• SET EXERCISE:
Work through the data line by line, gathering every line that has the word "chart".

• STORED DATA:
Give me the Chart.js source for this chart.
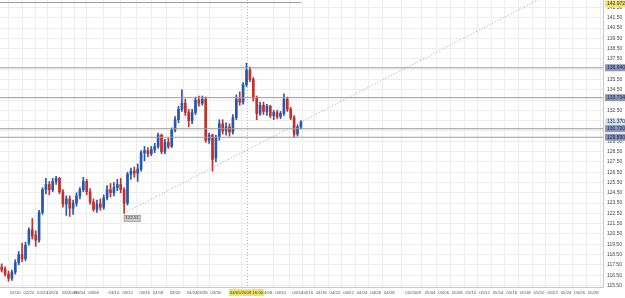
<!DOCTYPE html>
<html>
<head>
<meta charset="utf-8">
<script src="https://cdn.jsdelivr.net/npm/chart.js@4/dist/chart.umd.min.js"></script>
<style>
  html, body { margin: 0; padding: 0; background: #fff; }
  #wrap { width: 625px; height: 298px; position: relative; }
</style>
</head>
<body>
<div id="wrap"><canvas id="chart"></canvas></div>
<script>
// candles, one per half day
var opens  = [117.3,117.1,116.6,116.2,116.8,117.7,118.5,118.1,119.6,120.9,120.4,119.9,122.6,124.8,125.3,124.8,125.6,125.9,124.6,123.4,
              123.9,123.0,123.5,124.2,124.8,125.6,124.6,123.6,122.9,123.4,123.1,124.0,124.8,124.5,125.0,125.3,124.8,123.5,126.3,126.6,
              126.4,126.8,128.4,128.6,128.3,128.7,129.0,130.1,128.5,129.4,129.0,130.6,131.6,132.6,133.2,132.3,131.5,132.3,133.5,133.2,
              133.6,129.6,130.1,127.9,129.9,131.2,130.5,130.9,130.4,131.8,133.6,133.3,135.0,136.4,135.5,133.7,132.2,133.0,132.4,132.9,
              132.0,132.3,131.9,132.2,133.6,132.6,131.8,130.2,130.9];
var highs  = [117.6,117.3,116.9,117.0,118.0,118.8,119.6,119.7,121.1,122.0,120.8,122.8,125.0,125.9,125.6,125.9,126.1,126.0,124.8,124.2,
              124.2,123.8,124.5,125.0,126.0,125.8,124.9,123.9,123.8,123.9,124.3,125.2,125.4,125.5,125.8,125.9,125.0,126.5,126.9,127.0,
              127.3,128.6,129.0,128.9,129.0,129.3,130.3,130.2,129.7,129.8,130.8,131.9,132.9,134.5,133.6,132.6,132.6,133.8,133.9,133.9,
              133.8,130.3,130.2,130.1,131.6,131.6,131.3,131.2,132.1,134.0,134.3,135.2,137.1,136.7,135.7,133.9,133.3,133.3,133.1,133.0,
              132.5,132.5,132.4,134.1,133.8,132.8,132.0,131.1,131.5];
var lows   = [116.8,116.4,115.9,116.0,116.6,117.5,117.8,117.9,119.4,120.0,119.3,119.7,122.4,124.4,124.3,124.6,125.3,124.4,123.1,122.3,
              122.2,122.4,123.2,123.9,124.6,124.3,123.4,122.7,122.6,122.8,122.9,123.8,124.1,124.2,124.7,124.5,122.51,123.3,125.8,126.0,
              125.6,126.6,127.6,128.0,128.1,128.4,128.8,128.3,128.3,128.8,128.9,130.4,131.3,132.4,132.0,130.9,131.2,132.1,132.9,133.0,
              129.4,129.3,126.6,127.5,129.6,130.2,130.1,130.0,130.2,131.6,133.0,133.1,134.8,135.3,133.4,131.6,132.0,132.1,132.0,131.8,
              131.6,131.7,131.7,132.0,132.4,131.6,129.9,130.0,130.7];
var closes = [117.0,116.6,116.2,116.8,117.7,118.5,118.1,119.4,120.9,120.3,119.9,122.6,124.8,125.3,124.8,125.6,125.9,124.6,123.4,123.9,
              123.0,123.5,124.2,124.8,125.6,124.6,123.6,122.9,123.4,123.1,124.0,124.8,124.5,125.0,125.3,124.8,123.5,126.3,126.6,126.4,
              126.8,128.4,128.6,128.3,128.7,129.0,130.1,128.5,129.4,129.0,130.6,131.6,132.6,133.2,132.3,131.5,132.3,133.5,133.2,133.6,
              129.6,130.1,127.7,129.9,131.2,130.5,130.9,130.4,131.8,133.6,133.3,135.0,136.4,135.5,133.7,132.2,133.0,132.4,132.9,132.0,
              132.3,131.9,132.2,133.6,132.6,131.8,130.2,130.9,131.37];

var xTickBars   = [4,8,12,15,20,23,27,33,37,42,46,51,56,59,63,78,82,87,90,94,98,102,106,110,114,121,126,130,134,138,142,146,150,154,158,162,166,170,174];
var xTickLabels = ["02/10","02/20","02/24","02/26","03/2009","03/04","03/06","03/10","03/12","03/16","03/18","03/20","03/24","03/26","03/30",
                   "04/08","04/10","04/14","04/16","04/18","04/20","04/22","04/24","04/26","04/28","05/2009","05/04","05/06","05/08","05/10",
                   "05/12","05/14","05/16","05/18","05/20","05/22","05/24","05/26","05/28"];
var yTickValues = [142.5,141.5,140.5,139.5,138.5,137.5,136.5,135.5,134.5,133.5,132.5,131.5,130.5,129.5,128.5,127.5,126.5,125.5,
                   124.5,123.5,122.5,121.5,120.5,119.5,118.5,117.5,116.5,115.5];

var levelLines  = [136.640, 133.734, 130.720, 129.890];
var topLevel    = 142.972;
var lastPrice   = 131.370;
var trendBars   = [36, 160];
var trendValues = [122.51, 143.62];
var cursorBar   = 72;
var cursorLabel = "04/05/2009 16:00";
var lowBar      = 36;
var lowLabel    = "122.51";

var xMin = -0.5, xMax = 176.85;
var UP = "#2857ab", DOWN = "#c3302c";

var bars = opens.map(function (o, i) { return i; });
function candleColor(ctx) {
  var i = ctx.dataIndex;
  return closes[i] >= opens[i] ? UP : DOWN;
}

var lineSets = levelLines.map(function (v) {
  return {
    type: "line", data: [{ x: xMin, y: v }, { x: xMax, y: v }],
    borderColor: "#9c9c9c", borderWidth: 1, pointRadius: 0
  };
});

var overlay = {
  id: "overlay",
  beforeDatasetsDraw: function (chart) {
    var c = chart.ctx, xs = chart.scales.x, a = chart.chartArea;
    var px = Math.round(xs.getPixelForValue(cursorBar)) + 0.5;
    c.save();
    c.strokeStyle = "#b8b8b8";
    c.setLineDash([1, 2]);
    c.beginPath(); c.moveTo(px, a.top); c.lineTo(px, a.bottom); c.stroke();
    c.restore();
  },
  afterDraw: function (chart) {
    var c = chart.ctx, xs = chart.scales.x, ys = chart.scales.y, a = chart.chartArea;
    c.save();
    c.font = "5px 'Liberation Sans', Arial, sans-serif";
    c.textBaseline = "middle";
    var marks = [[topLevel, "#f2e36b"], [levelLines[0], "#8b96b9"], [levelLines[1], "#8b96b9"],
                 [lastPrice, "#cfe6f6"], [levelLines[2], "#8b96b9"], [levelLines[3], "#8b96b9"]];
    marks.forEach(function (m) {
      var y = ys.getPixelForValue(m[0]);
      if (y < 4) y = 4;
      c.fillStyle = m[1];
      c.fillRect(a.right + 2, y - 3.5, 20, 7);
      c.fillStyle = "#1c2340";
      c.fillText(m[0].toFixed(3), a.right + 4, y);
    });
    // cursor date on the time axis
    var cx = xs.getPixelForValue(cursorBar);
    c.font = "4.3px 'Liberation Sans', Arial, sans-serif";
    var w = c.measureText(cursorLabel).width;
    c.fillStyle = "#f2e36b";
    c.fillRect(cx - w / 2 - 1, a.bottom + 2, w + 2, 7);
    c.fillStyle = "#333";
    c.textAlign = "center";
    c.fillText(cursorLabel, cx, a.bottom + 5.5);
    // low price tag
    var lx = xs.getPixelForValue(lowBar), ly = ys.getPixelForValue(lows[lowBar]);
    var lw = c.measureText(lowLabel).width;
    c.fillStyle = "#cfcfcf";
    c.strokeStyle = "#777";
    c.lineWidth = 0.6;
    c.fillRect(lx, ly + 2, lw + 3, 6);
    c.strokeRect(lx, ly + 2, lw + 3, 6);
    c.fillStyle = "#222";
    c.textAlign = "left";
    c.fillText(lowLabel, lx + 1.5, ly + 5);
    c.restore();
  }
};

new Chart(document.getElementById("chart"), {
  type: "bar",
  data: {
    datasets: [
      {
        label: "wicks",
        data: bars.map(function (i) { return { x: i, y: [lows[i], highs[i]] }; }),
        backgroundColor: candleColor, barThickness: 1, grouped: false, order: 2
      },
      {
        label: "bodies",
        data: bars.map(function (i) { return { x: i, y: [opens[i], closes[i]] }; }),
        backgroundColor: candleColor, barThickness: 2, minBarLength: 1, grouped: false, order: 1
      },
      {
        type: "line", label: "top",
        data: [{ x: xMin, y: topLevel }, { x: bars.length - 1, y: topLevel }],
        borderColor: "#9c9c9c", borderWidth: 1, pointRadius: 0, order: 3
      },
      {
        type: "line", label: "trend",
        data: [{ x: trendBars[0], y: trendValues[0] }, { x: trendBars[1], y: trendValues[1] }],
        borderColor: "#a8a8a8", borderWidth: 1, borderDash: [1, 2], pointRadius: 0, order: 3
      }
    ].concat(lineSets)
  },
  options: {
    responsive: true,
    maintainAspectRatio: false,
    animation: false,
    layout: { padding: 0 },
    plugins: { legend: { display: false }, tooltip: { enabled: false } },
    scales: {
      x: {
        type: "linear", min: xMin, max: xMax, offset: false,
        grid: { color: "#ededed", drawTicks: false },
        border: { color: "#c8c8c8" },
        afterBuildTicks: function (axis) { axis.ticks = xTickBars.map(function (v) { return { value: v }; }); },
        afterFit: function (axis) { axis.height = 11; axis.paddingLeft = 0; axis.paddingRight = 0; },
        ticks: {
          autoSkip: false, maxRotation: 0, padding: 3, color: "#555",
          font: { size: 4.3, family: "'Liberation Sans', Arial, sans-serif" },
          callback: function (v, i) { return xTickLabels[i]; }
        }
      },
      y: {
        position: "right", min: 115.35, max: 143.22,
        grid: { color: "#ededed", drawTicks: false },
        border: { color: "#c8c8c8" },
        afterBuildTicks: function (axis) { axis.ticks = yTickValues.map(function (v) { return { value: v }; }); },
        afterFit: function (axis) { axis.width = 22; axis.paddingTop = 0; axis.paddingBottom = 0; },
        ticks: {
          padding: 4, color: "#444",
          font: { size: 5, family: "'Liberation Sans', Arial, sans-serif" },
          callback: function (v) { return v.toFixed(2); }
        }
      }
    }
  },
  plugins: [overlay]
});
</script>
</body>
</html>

• RESULT OF THIS EXERCISE:
Give me the Chart.js source for this chart.
<script src="https://cdn.jsdelivr.net/npm/chart.js@4/dist/chart.umd.min.js"></script>
<div id="wrap"><canvas id="chart"></canvas></div>
  beforeDatasetsDraw: function (chart) {
    var c = chart.ctx, xs = chart.scales.x, a = chart.chartArea;
  afterDraw: function (chart) {
    var c = chart.ctx, xs = chart.scales.x, ys = chart.scales.y, a = chart.chartArea;
new Chart(document.getElementById("chart"), {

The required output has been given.